Candling question. . .please ease my mind!

cici_p

Songster
10 Years
Feb 27, 2009
369
5
129
Candled my duck eggs on day 7 and all but two have obvious development and veining!!
wee.gif

However, several of them only have veining on one side of the egg--so say on the "front" of the egg, they have beautiful development, a clear embryo, dark, compressed looking yolk, etc. . .but as I turn to the back there is. . .nothing. Just complete blank. . .until as I turn it starts again on the front side.
Is this at all normal?
Or is something wrong here?
I have my eggs in cartons (with the bottoms completely cut out) because so many had loose air cells. . .now I am worried if somehow the cartons could be cutting off the air supply, thus altering the development on one side? Or maybe this is just completely normal and I didn't notice it with my last egg??
Thanks for any help!
 
Last edited:
I know nothing about duck eggs, and it's late here so I'm tired
smile.png

Are you turning these eggs?
From what I understand, you need to turn eggs to "exercise the embryo"
smile.png
 
Yes, turning the same way eggs are turned in a turner, by tipping the carton on one side then the other. Seems like a pretty significant tilt, but maybe it isn't enough?
 
It's enough. I've seen egg appear to develop off balance, then turn out just fine. I read your threads about the loose air cells, if these are like that too, you don't want to rattle them around too much. The embryo will be exercised fine with tilting, and won't stick to the shell.
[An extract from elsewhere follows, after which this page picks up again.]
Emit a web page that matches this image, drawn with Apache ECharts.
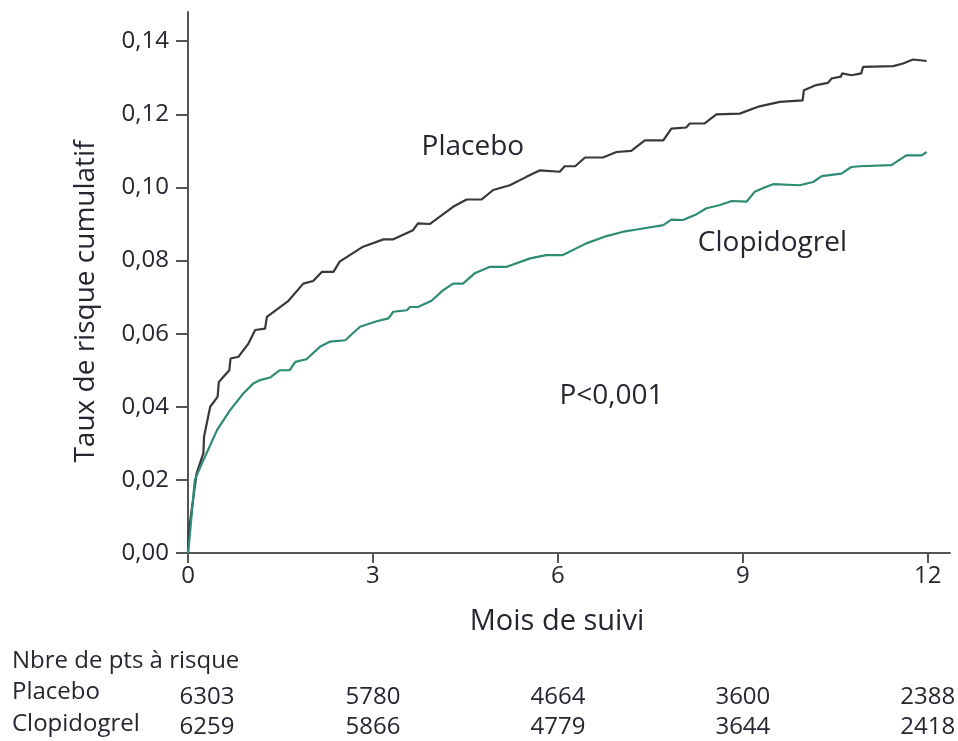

Think of the way an embryo's body curls in the egg, sort of like the letter "C". There could be clear space on the front, where the gap is.
 
Without seeing yours myself, I can't swear they're normal, but I've had some that fit the description, and they were fine.
Sometimes it's hard to tell, you just have to wait and see. The dark areas should grow larger until they fill all but the air cell.